* WHAT TO WORK ON: Copy the data below exactly, omitting any picture it contains.

* COLLECTED DATA:
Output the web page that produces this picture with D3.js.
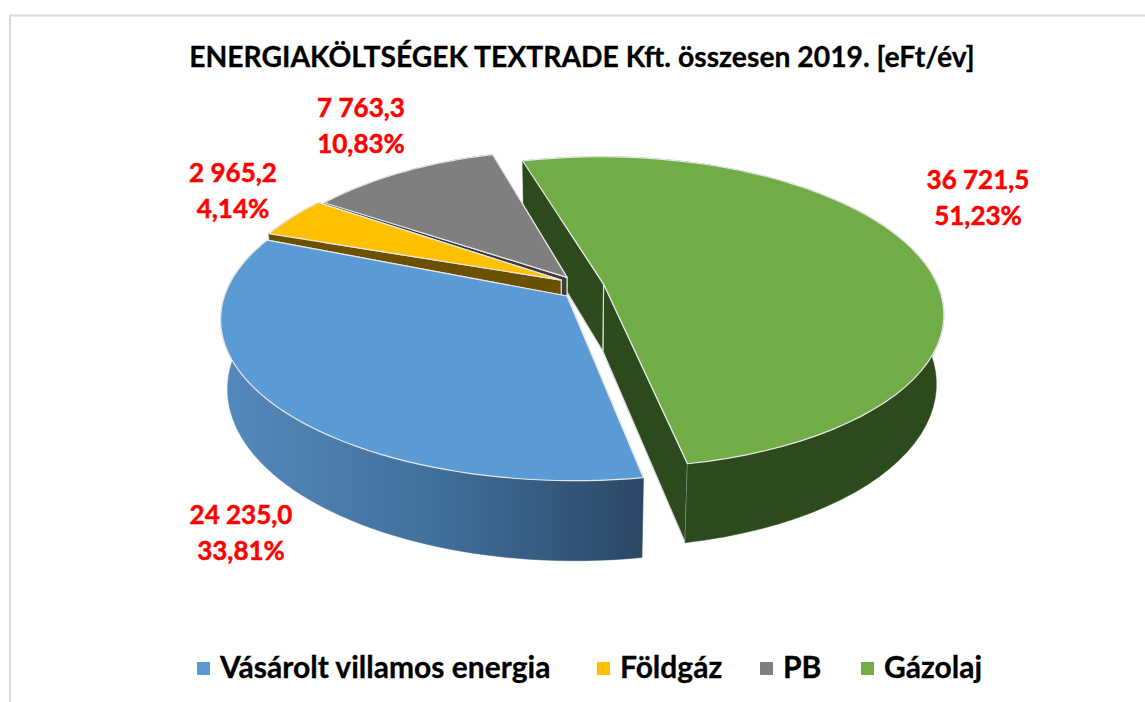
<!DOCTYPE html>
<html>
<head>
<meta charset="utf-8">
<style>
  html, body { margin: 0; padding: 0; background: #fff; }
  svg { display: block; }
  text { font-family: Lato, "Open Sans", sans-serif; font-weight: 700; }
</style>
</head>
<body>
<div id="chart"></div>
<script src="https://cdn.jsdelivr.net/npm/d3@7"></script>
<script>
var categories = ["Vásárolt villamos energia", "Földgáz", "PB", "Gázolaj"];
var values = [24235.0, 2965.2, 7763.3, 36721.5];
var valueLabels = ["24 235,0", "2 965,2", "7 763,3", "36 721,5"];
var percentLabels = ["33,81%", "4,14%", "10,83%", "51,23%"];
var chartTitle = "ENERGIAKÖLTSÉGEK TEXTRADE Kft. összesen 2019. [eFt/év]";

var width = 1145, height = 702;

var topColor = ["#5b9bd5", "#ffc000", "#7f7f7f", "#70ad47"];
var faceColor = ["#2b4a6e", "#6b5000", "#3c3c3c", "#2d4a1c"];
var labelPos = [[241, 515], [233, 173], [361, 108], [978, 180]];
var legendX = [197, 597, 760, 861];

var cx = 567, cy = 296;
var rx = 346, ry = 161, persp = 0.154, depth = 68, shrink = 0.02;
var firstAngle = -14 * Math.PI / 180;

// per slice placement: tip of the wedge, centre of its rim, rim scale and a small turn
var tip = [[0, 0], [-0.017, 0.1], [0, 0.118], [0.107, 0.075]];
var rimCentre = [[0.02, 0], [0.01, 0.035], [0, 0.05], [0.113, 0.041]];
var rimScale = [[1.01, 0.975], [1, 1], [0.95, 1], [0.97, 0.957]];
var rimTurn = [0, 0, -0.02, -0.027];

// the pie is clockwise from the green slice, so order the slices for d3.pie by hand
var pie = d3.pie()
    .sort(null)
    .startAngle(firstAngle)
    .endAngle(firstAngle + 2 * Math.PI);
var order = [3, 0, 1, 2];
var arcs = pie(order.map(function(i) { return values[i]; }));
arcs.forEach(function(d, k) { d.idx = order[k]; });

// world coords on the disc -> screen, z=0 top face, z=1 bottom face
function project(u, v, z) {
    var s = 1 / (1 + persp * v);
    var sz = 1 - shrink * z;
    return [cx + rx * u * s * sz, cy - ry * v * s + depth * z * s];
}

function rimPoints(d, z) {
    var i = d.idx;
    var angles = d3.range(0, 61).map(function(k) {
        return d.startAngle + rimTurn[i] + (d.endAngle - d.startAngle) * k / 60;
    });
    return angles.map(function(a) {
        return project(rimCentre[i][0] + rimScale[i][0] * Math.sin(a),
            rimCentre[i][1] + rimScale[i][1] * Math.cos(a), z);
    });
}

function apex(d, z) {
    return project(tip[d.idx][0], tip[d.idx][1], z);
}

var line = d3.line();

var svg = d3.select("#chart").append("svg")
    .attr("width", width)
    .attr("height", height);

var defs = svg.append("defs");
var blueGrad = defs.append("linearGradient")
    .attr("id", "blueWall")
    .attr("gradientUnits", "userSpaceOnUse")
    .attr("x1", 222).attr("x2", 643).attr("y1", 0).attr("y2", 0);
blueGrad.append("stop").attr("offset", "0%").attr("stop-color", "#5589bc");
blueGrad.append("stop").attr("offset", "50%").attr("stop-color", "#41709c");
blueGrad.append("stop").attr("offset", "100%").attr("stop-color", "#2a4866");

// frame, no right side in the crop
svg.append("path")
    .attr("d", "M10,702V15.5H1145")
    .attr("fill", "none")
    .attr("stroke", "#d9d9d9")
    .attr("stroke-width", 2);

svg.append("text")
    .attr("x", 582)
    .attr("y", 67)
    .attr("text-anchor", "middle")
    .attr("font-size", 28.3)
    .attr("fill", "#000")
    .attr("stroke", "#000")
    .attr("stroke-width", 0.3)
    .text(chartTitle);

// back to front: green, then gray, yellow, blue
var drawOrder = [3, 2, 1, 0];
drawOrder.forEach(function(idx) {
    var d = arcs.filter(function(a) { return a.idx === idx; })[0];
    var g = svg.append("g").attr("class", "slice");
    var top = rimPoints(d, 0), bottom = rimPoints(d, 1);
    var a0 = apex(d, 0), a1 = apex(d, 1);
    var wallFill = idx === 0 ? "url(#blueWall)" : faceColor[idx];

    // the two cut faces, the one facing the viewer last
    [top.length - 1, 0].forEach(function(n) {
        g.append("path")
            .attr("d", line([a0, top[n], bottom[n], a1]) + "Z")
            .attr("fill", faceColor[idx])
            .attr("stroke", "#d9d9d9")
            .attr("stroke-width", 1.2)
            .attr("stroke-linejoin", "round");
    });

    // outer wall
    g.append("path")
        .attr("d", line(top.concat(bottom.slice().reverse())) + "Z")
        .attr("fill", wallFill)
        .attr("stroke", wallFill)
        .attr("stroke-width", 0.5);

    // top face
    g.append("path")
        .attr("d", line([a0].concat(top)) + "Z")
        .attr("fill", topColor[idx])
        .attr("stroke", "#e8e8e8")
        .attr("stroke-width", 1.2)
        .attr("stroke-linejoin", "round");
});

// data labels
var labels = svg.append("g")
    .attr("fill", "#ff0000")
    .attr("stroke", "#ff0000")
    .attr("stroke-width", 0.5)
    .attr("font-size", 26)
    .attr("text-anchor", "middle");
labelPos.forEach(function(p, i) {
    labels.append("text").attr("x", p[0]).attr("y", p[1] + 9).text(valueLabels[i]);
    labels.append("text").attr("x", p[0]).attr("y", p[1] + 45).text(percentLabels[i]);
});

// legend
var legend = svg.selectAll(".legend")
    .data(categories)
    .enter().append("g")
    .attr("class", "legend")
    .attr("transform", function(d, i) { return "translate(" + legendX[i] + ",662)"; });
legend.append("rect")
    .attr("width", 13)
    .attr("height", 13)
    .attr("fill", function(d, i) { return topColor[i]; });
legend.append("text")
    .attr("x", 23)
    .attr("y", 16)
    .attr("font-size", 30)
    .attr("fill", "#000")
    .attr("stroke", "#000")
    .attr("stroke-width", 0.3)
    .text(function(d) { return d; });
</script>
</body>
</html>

* REPLY:
Output the web page that produces this picture with D3.js.
<!DOCTYPE html>
<html>
<head>
<meta charset="utf-8">
<style>
  html, body { margin: 0; padding: 0; background: #fff; }
  svg { display: block; }
  text { font-family: Lato, "Open Sans", sans-serif; font-weight: 700; }
</style>
</head>
<body>
<div id="chart"></div>
<script src="https://cdn.jsdelivr.net/npm/d3@7"></script>
<script>
var categories = ["Vásárolt villamos energia", "Földgáz", "PB", "Gázolaj"];
var values = [24235.0, 2965.2, 7763.3, 36721.5];
var valueLabels = ["24 235,0", "2 965,2", "7 763,3", "36 721,5"];
var percentLabels = ["33,81%", "4,14%", "10,83%", "51,23%"];
var chartTitle = "ENERGIAKÖLTSÉGEK TEXTRADE Kft. összesen 2019. [eFt/év]";

var width = 1145, height = 702;

var topColor = ["#5b9bd5", "#ffc000", "#7f7f7f", "#70ad47"];
var faceColor = ["#2b4a6e", "#6b5000", "#3c3c3c", "#2d4a1c"];
var labelPos = [[241, 515], [233, 173], [361, 108], [978, 180]];
var legendX = [197, 597, 760, 861];

var cx = 567, cy = 296;
var rx = 346, ry = 161, persp = 0.154, depth = 68, shrink = 0.02;
var firstAngle = -14 * Math.PI / 180;

// per slice placement: tip of the wedge, centre of its rim, rim scale and a small turn
var tip = [[0, 0], [-0.017, 0.1], [0, 0.118], [0.107, 0.075]];
var rimCentre = [[0.02, 0], [0.01, 0.035], [0, 0.05], [0.113, 0.041]];
var rimScale = [[1.01, 0.975], [1, 1], [0.95, 1], [0.97, 0.957]];
var rimTurn = [0, 0, -0.02, -0.027];

// the pie is clockwise from the green slice, so order the slices for d3.pie by hand
var pie = d3.pie()
    .sort(null)
    .startAngle(firstAngle)
    .endAngle(firstAngle + 2 * Math.PI);
var order = [3, 0, 1, 2];
var arcs = pie(order.map(function(i) { return values[i]; }));
arcs.forEach(function(d, k) { d.idx = order[k]; });

// world coords on the disc -> screen, z=0 top face, z=1 bottom face
function project(u, v, z) {
    var s = 1 / (1 + persp * v);
    var sz = 1 - shrink * z;
    return [cx + rx * u * s * sz, cy - ry * v * s + depth * z * s];
}

function rimPoints(d, z) {
    var i = d.idx;
    var angles = d3.range(0, 61).map(function(k) {
        return d.startAngle + rimTurn[i] + (d.endAngle - d.startAngle) * k / 60;
    });
    return angles.map(function(a) {
        return project(rimCentre[i][0] + rimScale[i][0] * Math.sin(a),
            rimCentre[i][1] + rimScale[i][1] * Math.cos(a), z);
    });
}

function apex(d, z) {
    return project(tip[d.idx][0], tip[d.idx][1], z);
}

var line = d3.line();

var svg = d3.select("#chart").append("svg")
    .attr("width", width)
    .attr("height", height);

var defs = svg.append("defs");
var blueGrad = defs.append("linearGradient")
    .attr("id", "blueWall")
    .attr("gradientUnits", "userSpaceOnUse")
    .attr("x1", 222).attr("x2", 643).attr("y1", 0).attr("y2", 0);
blueGrad.append("stop").attr("offset", "0%").attr("stop-color", "#5589bc");
blueGrad.append("stop").attr("offset", "50%").attr("stop-color", "#41709c");
blueGrad.append("stop").attr("offset", "100%").attr("stop-color", "#2a4866");

// frame, no right side in the crop
svg.append("path")
    .attr("d", "M10,702V15.5H1145")
    .attr("fill", "none")
    .attr("stroke", "#d9d9d9")
    .attr("stroke-width", 2);

svg.append("text")
    .attr("x", 582)
    .attr("y", 67)
    .attr("text-anchor", "middle")
    .attr("font-size", 28.3)
    .attr("fill", "#000")
    .attr("stroke", "#000")
    .attr("stroke-width", 0.3)
    .text(chartTitle);

// back to front: green, then gray, yellow, blue
var drawOrder = [3, 2, 1, 0];
drawOrder.forEach(function(idx) {
    var d = arcs.filter(function(a) { return a.idx === idx; })[0];
    var g = svg.append("g").attr("class", "slice");
    var top = rimPoints(d, 0), bottom = rimPoints(d, 1);
    var a0 = apex(d, 0), a1 = apex(d, 1);
    var wallFill = idx === 0 ? "url(#blueWall)" : faceColor[idx];

    // the two cut faces, the one facing the viewer last
    [top.length - 1, 0].forEach(function(n) {
        g.append("path")
            .attr("d", line([a0, top[n], bottom[n], a1]) + "Z")
            .attr("fill", faceColor[idx])
            .attr("stroke", "#d9d9d9")
            .attr("stroke-width", 1.2)
            .attr("stroke-linejoin", "round");
    });

    // outer wall
    g.append("path")
        .attr("d", line(top.concat(bottom.slice().reverse())) + "Z")
        .attr("fill", wallFill)
        .attr("stroke", wallFill)
        .attr("stroke-width", 0.5);

    // top face
    g.append("path")
        .attr("d", line([a0].concat(top)) + "Z")
        .attr("fill", topColor[idx])
        .attr("stroke", "#e8e8e8")
        .attr("stroke-width", 1.2)
        .attr("stroke-linejoin", "round");
});

// data labels
var labels = svg.append("g")
    .attr("fill", "#ff0000")
    .attr("stroke", "#ff0000")
    .attr("stroke-width", 0.5)
    .attr("font-size", 26)
    .attr("text-anchor", "middle");
labelPos.forEach(function(p, i) {
    labels.append("text").attr("x", p[0]).attr("y", p[1] + 9).text(valueLabels[i]);
    labels.append("text").attr("x", p[0]).attr("y", p[1] + 45).text(percentLabels[i]);
});

// legend
var legend = svg.selectAll(".legend")
    .data(categories)
    .enter().append("g")
    .attr("class", "legend")
    .attr("transform", function(d, i) { return "translate(" + legendX[i] + ",662)"; });
legend.append("rect")
    .attr("width", 13)
    .attr("height", 13)
    .attr("fill", function(d, i) { return topColor[i]; });
legend.append("text")
    .attr("x", 23)
    .attr("y", 16)
    .attr("font-size", 30)
    .attr("fill", "#000")
    .attr("stroke", "#000")
    .attr("stroke-width", 0.3)
    .text(function(d) { return d; });
</script>
</body>
</html>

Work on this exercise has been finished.